- Recorded information:
================================

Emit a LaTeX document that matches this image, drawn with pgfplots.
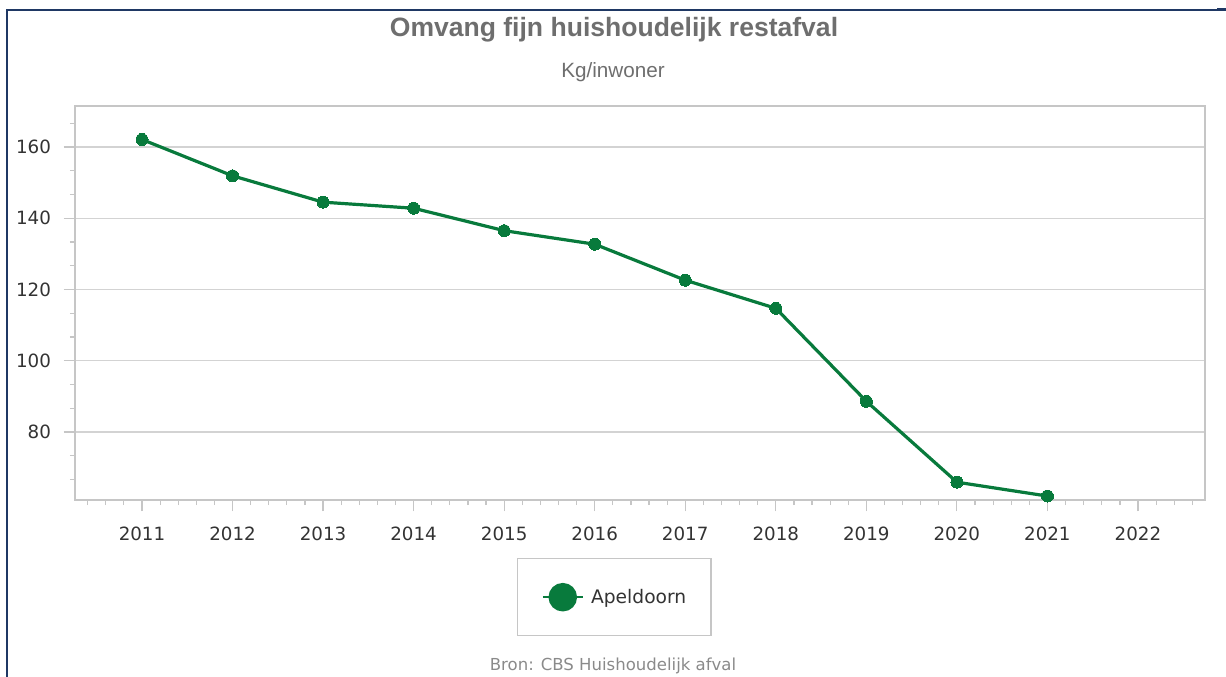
\documentclass[border=0pt]{standalone}
\usepackage{pgfplots}
\pgfplotsset{compat=1.18}
\usepackage{fontspec}
\setmainfont{DejaVu Sans}
\newfontfamily\arial{Liberation Sans}
\definecolor{lijn}{HTML}{087A3C}
\definecolor{rooster}{HTML}{D3D3D3}
\definecolor{kader}{HTML}{C6C6C6}
\definecolor{titel}{HTML}{6E6E6E}
\definecolor{tekst}{HTML}{333333}
\definecolor{bron}{HTML}{8A8A8A}
\definecolor{rand}{HTML}{1F3864}

\begin{document}
\begin{tikzpicture}[x=1pt,y=1pt]
\useasboundingbox (0,0) rectangle (919.5,507.75);
\draw[rand, line width=1.5pt] (5.6,0) -- (5.6,500.6) -- (913,500.6);
\fill[rand] (913,499.6) rectangle (919.5,502);
\node[anchor=base, font=\arial\bfseries\fontsize{19.9}{22}\selectfont, text=titel] at (460.5,480) {Omvang fijn huishoudelijk restafval};
\node[anchor=base, font=\arial\fontsize{15.5}{18}\selectfont, text=titel] at (459.75,449.25) {Kg/inwoner};
\node[anchor=base, font=\fontsize{12.4}{14}\selectfont, text=bron] at (459.75,4.5) {Bron: CBS Huishoudelijk afval};
\begin{axis}[
  at={(56.25pt,132.75pt)}, anchor=south west,
  scale only axis, width=847.5pt, height=295.5pt,
  xmin=2010.26, xmax=2022.74, ymin=60.9, ymax=171.5,
  xtick={2011,...,2022},
  minor xtick={2010.4,2010.6,2010.8,2011.2,2011.4,2011.6,2011.8,2012.2,2012.4,2012.6,2012.8,2013.2,2013.4,2013.6,2013.8,2014.2,2014.4,2014.6,2014.8,2015.2,2015.4,2015.6,2015.8,2016.2,2016.4,2016.6,2016.8,2017.2,2017.4,2017.6,2017.8,2018.2,2018.4,2018.6,2018.8,2019.2,2019.4,2019.6,2019.8,2020.2,2020.4,2020.6,2020.8,2021.2,2021.4,2021.6,2021.8,2022.2,2022.4,2022.6},
  ytick={80,100,120,140,160},
  minor ytick={66.667,73.333,86.667,93.333,106.667,113.333,126.667,133.333,146.667,153.333,166.667},
  tick pos=left, tick align=outside,
  major tick length=8.5pt, minor tick length=3.8pt,
  every tick/.style={kader, line width=0.9pt},
  axis line style={kader, line width=1.2pt},
  ymajorgrids, major grid style={rooster, line width=1pt},
  /pgf/number format/assume math mode=true,
  xticklabel style={/pgf/number format/1000 sep=, font=\fontsize{13.7}{16}\selectfont, text=tekst, yshift=-8pt},
  yticklabel style={font=\fontsize{13.7}{16}\selectfont, text=tekst, xshift=-6pt},
  legend style={at={(0.477,0)}, anchor=north, yshift=-43.5pt,
    draw=kader, line width=0.9pt,
    inner xsep=18.5pt, inner ysep=18.25pt, nodes={inner sep=0pt}, column sep=5.5pt,
    font=\fontsize{14}{16}\selectfont, text=tekst},
  legend image code/.code={
    \draw[lijn, line width=1.5pt] (0pt,0pt) -- (30pt,0pt);
    \fill[lijn] (15pt,0pt) circle (9.5pt);
  },
]
\addplot[lijn, line width=2.4pt, mark=*, mark size=4.5pt, mark options={fill=lijn, draw=lijn, line width=0pt}]
  coordinates {
  (2011,162.1) (2012,151.9) (2013,144.5) (2014,142.8) (2015,136.5)
  (2016,132.7) (2017,122.6) (2018,114.7) (2019,88.6) (2020,65.9) (2021,62.0)
  };
\addlegendentry{Apeldoorn}
\end{axis}
\end{tikzpicture}
\end{document}
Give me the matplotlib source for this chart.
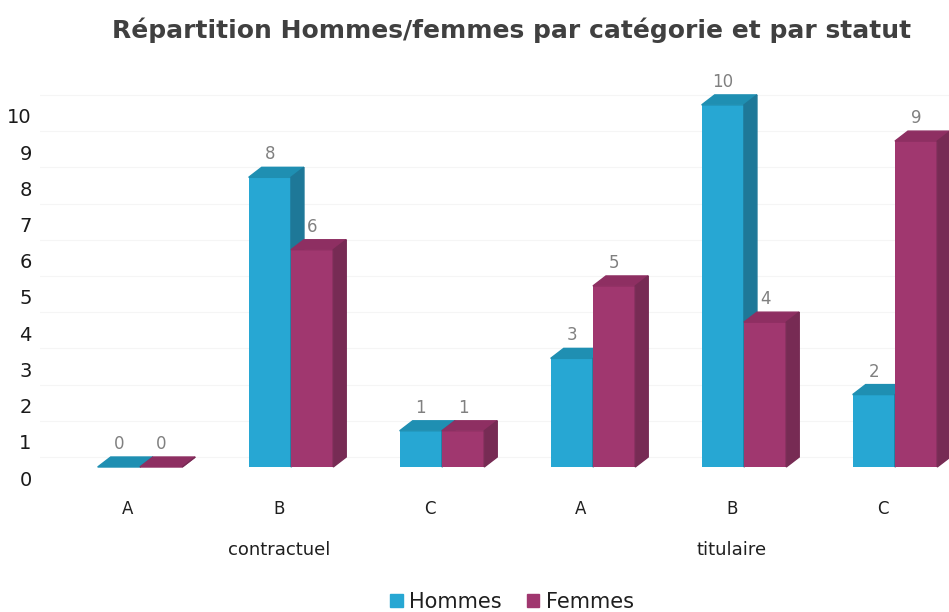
import matplotlib
matplotlib.use('Agg')
import matplotlib.pyplot as plt
import matplotlib.transforms as mtransforms
from matplotlib.patches import Polygon, Patch

# data
statuts = ['contractuel', 'titulaire']
categories = ['A', 'B', 'C', 'A', 'B', 'C']
hommes = [0, 8, 1, 3, 10, 2]
femmes = [0, 6, 1, 5, 4, 9]

# colours (front / top / side)
c_h = ('#27a7d3', '#1f8fb2', '#1e7898')
c_f = ('#a0376f', '#8e2f62', '#772b54')

fig = plt.figure(figsize=(9.49, 6.12), dpi=100)
W, H = 949, 612
ax = fig.add_axes([40 / W, (H - 490) / H, (W - 40) / W, (490 - 60) / H])
ax.set_xlim(-0.662, 5.358)
ax.set_ylim(-0.635, 11.24)

# depth of the fake 3d boxes, given in pixels
dx = 13 * (5.358 + 0.662) / ax.bbox.width
dy = 10 * (11.24 + 0.635) / ax.bbox.height
w = 0.28


def box(x0, h, cols):
    ax.bar(x0, h, width=w, align='edge', color=cols[0], zorder=2)
    ax.add_patch(Polygon([(x0, h), (x0 + w, h), (x0 + w + dx, h + dy), (x0 + dx, h + dy)],
                         closed=True, color=cols[1], zorder=2))
    ax.add_patch(Polygon([(x0 + w, 0), (x0 + w + dx, dy), (x0 + w + dx, h + dy), (x0 + w, h)],
                         closed=True, color=cols[2], zorder=2))
    ax.annotate(str(h), (x0 + w / 2, h), xytext=(0, 16.5), textcoords='offset points',
                ha='center', va='center', fontsize=12, color='#808080', zorder=3)


for i in range(len(categories)):
    box(i - w, hommes[i], c_h)
    box(i, femmes[i], c_f)

# faint grid
for k in range(11):
    ax.axhline(k + dy, color='#f5f5f5', lw=0.8, zorder=0)

for s in ax.spines.values():
    s.set_visible(False)
ax.tick_params(length=0)

ax.set_xticks(range(len(categories)))
ax.set_xticklabels(categories, fontsize=12, color='#1f1f1f')
ax.tick_params(axis='x', pad=7)
shift_x = mtransforms.ScaledTranslation(-12 / 100, 0, fig.dpi_scale_trans)
for lab in ax.get_xticklabels():
    lab.set_transform(lab.get_transform() + shift_x)

ax.set_yticks(range(11))
ax.set_yticklabels([str(k) for k in range(11)], fontsize=14, color='#1a1a1a')
ax.tick_params(axis='y', pad=6)
shift_y = mtransforms.ScaledTranslation(0, -11 / 100, fig.dpi_scale_trans)
for lab in ax.get_yticklabels():
    lab.set_transform(lab.get_transform() + shift_y)

# group labels under the categories
trans = mtransforms.blended_transform_factory(ax.transData, fig.transFigure) + shift_x
for j, st in enumerate(statuts):
    ax.text(1 + 3 * j, 1 - 550 / H, st, transform=trans, ha='center', va='center',
            fontsize=13, color='#1f1f1f')

fig.text(512 / W, 1 - 30 / H, 'Répartition Hommes/femmes par catégorie et par statut',
         ha='center', va='center', fontsize=18, fontweight='bold', color='#404040')

handles = [Patch(color=c_h[0], label='Hommes'), Patch(color=c_f[0], label='Femmes')]
fig.legend(handles=handles, ncol=2, loc='center', bbox_to_anchor=(512 / W, 1 - 602 / H),
           frameon=False, fontsize=15, handlelength=0.6, handleheight=0.6,
           handletextpad=0.3, columnspacing=1.2, labelcolor='#1f1f1f')

fig.savefig('out.png', dpi=100)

================================

- Your instructions: Without the images, write out each line of the data verbatim.

- Answer:
Emit a LaTeX document that matches this image, drawn with pgfplots.
\documentclass[border=0pt]{standalone}
\usepackage{pgfplots}
\pgfplotsset{compat=1.18}
\usepackage{fontspec}
\setmainfont{DejaVu Sans}
\newfontfamily\arial{Liberation Sans}
\definecolor{lijn}{HTML}{087A3C}
\definecolor{rooster}{HTML}{D3D3D3}
\definecolor{kader}{HTML}{C6C6C6}
\definecolor{titel}{HTML}{6E6E6E}
\definecolor{tekst}{HTML}{333333}
\definecolor{bron}{HTML}{8A8A8A}
\definecolor{rand}{HTML}{1F3864}

\begin{document}
\begin{tikzpicture}[x=1pt,y=1pt]
\useasboundingbox (0,0) rectangle (919.5,507.75);
\draw[rand, line width=1.5pt] (5.6,0) -- (5.6,500.6) -- (913,500.6);
\fill[rand] (913,499.6) rectangle (919.5,502);
\node[anchor=base, font=\arial\bfseries\fontsize{19.9}{22}\selectfont, text=titel] at (460.5,480) {Omvang fijn huishoudelijk restafval};
\node[anchor=base, font=\arial\fontsize{15.5}{18}\selectfont, text=titel] at (459.75,449.25) {Kg/inwoner};
\node[anchor=base, font=\fontsize{12.4}{14}\selectfont, text=bron] at (459.75,4.5) {Bron: CBS Huishoudelijk afval};
\begin{axis}[
  at={(56.25pt,132.75pt)}, anchor=south west,
  scale only axis, width=847.5pt, height=295.5pt,
  xmin=2010.26, xmax=2022.74, ymin=60.9, ymax=171.5,
  xtick={2011,...,2022},
  minor xtick={2010.4,2010.6,2010.8,2011.2,2011.4,2011.6,2011.8,2012.2,2012.4,2012.6,2012.8,2013.2,2013.4,2013.6,2013.8,2014.2,2014.4,2014.6,2014.8,2015.2,2015.4,2015.6,2015.8,2016.2,2016.4,2016.6,2016.8,2017.2,2017.4,2017.6,2017.8,2018.2,2018.4,2018.6,2018.8,2019.2,2019.4,2019.6,2019.8,2020.2,2020.4,2020.6,2020.8,2021.2,2021.4,2021.6,2021.8,2022.2,2022.4,2022.6},
  ytick={80,100,120,140,160},
  minor ytick={66.667,73.333,86.667,93.333,106.667,113.333,126.667,133.333,146.667,153.333,166.667},
  tick pos=left, tick align=outside,
  major tick length=8.5pt, minor tick length=3.8pt,
  every tick/.style={kader, line width=0.9pt},
  axis line style={kader, line width=1.2pt},
  ymajorgrids, major grid style={rooster, line width=1pt},
  /pgf/number format/assume math mode=true,
  xticklabel style={/pgf/number format/1000 sep=, font=\fontsize{13.7}{16}\selectfont, text=tekst, yshift=-8pt},
  yticklabel style={font=\fontsize{13.7}{16}\selectfont, text=tekst, xshift=-6pt},
  legend style={at={(0.477,0)}, anchor=north, yshift=-43.5pt,
    draw=kader, line width=0.9pt,
    inner xsep=18.5pt, inner ysep=18.25pt, nodes={inner sep=0pt}, column sep=5.5pt,
    font=\fontsize{14}{16}\selectfont, text=tekst},
  legend image code/.code={
    \draw[lijn, line width=1.5pt] (0pt,0pt) -- (30pt,0pt);
    \fill[lijn] (15pt,0pt) circle (9.5pt);
  },
]
\addplot[lijn, line width=2.4pt, mark=*, mark size=4.5pt, mark options={fill=lijn, draw=lijn, line width=0pt}]
  coordinates {
  (2011,162.1) (2012,151.9) (2013,144.5) (2014,142.8) (2015,136.5)
  (2016,132.7) (2017,122.6) (2018,114.7) (2019,88.6) (2020,65.9) (2021,62.0)
  };
\addlegendentry{Apeldoorn}
\end{axis}
\end{tikzpicture}
\end{document}
Give me the matplotlib source for this chart.
import matplotlib
matplotlib.use('Agg')
import matplotlib.pyplot as plt
import matplotlib.transforms as mtransforms
from matplotlib.patches import Polygon, Patch

# data
statuts = ['contractuel', 'titulaire']
categories = ['A', 'B', 'C', 'A', 'B', 'C']
hommes = [0, 8, 1, 3, 10, 2]
femmes = [0, 6, 1, 5, 4, 9]

# colours (front / top / side)
c_h = ('#27a7d3', '#1f8fb2', '#1e7898')
c_f = ('#a0376f', '#8e2f62', '#772b54')

fig = plt.figure(figsize=(9.49, 6.12), dpi=100)
W, H = 949, 612
ax = fig.add_axes([40 / W, (H - 490) / H, (W - 40) / W, (490 - 60) / H])
ax.set_xlim(-0.662, 5.358)
ax.set_ylim(-0.635, 11.24)

# depth of the fake 3d boxes, given in pixels
dx = 13 * (5.358 + 0.662) / ax.bbox.width
dy = 10 * (11.24 + 0.635) / ax.bbox.height
w = 0.28


def box(x0, h, cols):
    ax.bar(x0, h, width=w, align='edge', color=cols[0], zorder=2)
    ax.add_patch(Polygon([(x0, h), (x0 + w, h), (x0 + w + dx, h + dy), (x0 + dx, h + dy)],
                         closed=True, color=cols[1], zorder=2))
    ax.add_patch(Polygon([(x0 + w, 0), (x0 + w + dx, dy), (x0 + w + dx, h + dy), (x0 + w, h)],
                         closed=True, color=cols[2], zorder=2))
    ax.annotate(str(h), (x0 + w / 2, h), xytext=(0, 16.5), textcoords='offset points',
                ha='center', va='center', fontsize=12, color='#808080', zorder=3)


for i in range(len(categories)):
    box(i - w, hommes[i], c_h)
    box(i, femmes[i], c_f)

# faint grid
for k in range(11):
    ax.axhline(k + dy, color='#f5f5f5', lw=0.8, zorder=0)

for s in ax.spines.values():
    s.set_visible(False)
ax.tick_params(length=0)

ax.set_xticks(range(len(categories)))
ax.set_xticklabels(categories, fontsize=12, color='#1f1f1f')
ax.tick_params(axis='x', pad=7)
shift_x = mtransforms.ScaledTranslation(-12 / 100, 0, fig.dpi_scale_trans)
for lab in ax.get_xticklabels():
    lab.set_transform(lab.get_transform() + shift_x)

ax.set_yticks(range(11))
ax.set_yticklabels([str(k) for k in range(11)], fontsize=14, color='#1a1a1a')
ax.tick_params(axis='y', pad=6)
shift_y = mtransforms.ScaledTranslation(0, -11 / 100, fig.dpi_scale_trans)
for lab in ax.get_yticklabels():
    lab.set_transform(lab.get_transform() + shift_y)

# group labels under the categories
trans = mtransforms.blended_transform_factory(ax.transData, fig.transFigure) + shift_x
for j, st in enumerate(statuts):
    ax.text(1 + 3 * j, 1 - 550 / H, st, transform=trans, ha='center', va='center',
            fontsize=13, color='#1f1f1f')

fig.text(512 / W, 1 - 30 / H, 'Répartition Hommes/femmes par catégorie et par statut',
         ha='center', va='center', fontsize=18, fontweight='bold', color='#404040')

handles = [Patch(color=c_h[0], label='Hommes'), Patch(color=c_f[0], label='Femmes')]
fig.legend(handles=handles, ncol=2, loc='center', bbox_to_anchor=(512 / W, 1 - 602 / H),
           frameon=False, fontsize=15, handlelength=0.6, handleheight=0.6,
           handletextpad=0.3, columnspacing=1.2, labelcolor='#1f1f1f')

fig.savefig('out.png', dpi=100)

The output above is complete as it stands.